By Louis Hyman – Contributor, CNN Business

On January 1, a law went into effect in California known as AB5 that is intended to reclassify many of the state’s independent contractors as regular employees and give them the workplace benefits they deserve, such as unemployment and disability insurance. Perhaps even more importantly, as employees, these gig workers will have access to the full body of rights under labor and employment law. Without those rights, contractors — Uber and Lyft drivers, freelancers and other gig workers — are being exploited. As employees under the new law, it is hoped, they will enjoy job stability and decent wages. The unstated assumption of lawmakers here is that companies will simply comply with the law and convert those gig jobs into full-time positions.

The reality is less promising.

For decades, as I showed in my recent book, Temp, California has relied on independent contractors across its economy, especially as it became the hotbed first of electronics and then of tech. Many firms operating in California will not be able to reinvent their workforces overnight, especially large digital logistics firms like Uber, Lyft, Instacart and Grubhub. Uber and Postmates continue to pursue legal remedies, seeking an injunction on the law. Lyft and other companies want to go to voters with a ballot initiative. It would be difficult for these companies to employ a traditional workforce and offer the level of service at the prices consumers have come to expect.

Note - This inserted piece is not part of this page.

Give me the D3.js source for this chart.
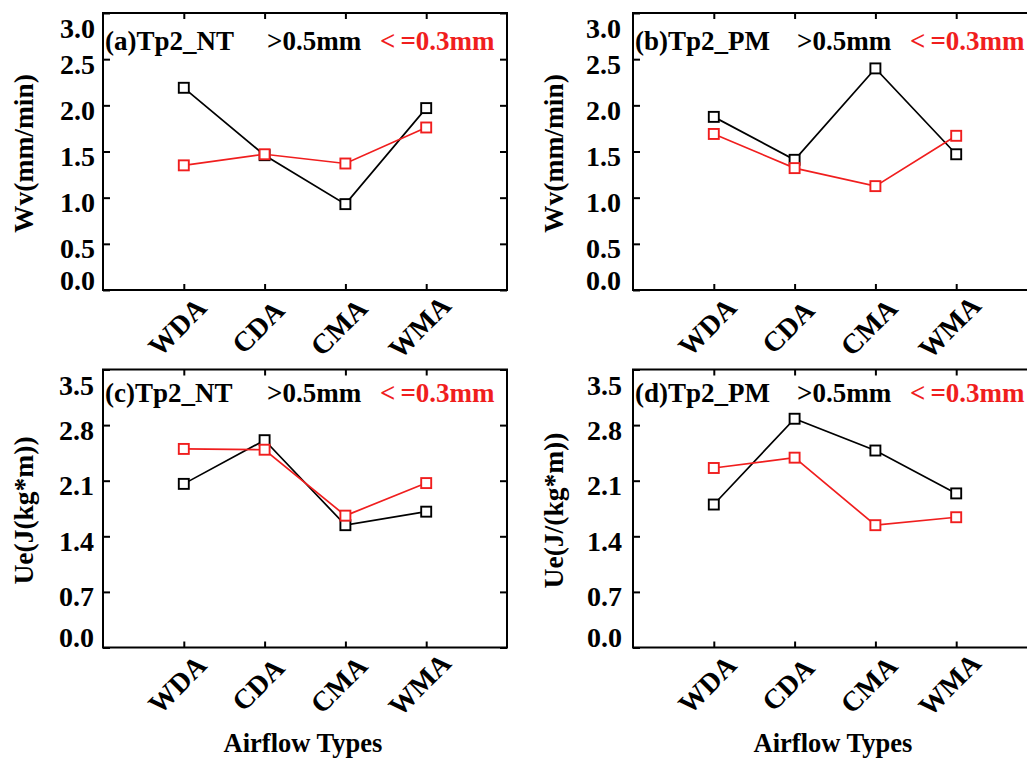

While the law was aimed at digital logistics firms, it still applies to other sectors which also use freelancers. Earlier in December, Vox Media, citing AB5, announced it was parting ways with about 200 independent contractors who contributed to its sports news site SB Nation. Vox may have been one of the first to cut ties with its California gig workers, but it will not be the only one.

Traditional employees are more expensive for employers than gig workers and they can’t be as flexibly deployed. Traditional employees’ most important benefit is health insurance, which costs employers the same whether an eligible employee works 10 hours a week or 80 hours a week. Because of health care costs, employers have a tremendous incentive to make sure that their existing workers work as many hours as possible.

Instead of meeting market demand as needed, whether for blog posts or car rides, companies that rely on gig workers will necessarily have too many workers during slack periods and too few workers during crunch times. Companies would need to restrict their workforces. A ride-hailing service, instead of offering rides 24 hours a day throughout the state, might decide to only offer rides during rush hour in downtown San Francisco, which could be fully staffed, but let other hours and places go. The flexibility of the gig workforce does not fit well with traditional employment for employers, nor does it fit the needs of workers. Even today with unemployment numbers lower than ever, many workers need to supplement their income.

In a 2016 study, the JPMorgan Chase Institute showed that a little over half of US workers had 30% or more month-to-month fluctuations in income. Nearly all of that fluctuation came from variation in pay within the same job. That same study showed that access to on-demand work, like driving for a ridesharing app, helped those workers avoid debt by getting additional hours when needed.

The independent workforce needs earnings stability, but many people are driven to the gig economy because traditional work already does not give them stability. Only 18% of Uber drivers drive more than 30 hours per week, according to a working paper from the National Bureau of Economic that reviewed data from 2017 provided by Uber. More drivers (19%) drive zero hours in any given week than drive more than 30 hours per week (18%). 60% of Uber drivers work less than 10 hours a week. Uber driving, for most drivers, is a way to supplement their income, trying to make ends meet from underpaid, irregular service jobs.

Forced into a completely different business model, it is unclear if any of these app companies would survive. Such a culling may not seem like a problem for the bill’s proponents who will likely urge Californians to go hail their own taxi or go to the grocery store themselves, but for the gig workers it will make for a much scarier 2020. The full-time, W-2 economy that AB5 is trying to corral Californians back into has already failed these workers by not providing them with the income stability they need.

Rather than bring companies that rely on gig workers to heel, the law could cause Uber, Lyft and others to simply turn off their apps, just like Vox let go of its contractors. Uber and Lyft would certainly feel the pain of doing so, but they are already losing money.

Without drastic action to defeat this law, they probably never will be profitable. When the half million Lyft and Uber drivers, and millions of passengers suddenly find themselves unable to use the app, California will have a political crisis of their own making. In that moment, we will find out who really has the power. Without legal compromise, Lyft and Uber’s exit from California is not only possible, but, in my opinion, likely.

Regulation of the gig economy should acknowledge the new possibilities of work rather than try to stop work from changing. Today we need careful policy making with all parties’ interests at the table. Industrial-era jobs became good jobs only because lawmakers collaborated with labor and business to create new ways of working. In the digital era, we once again need to do the same. We need benefits that can be flexibly provided to match the flexible ways that we now work. We need worker rights, especially collective bargaining rights, that don’t rely on traditional employment definitions. The misregulation of the gig economy is a problem for California, but it is also an opportunity to reimagine how we can foster stability and flexibility in the future.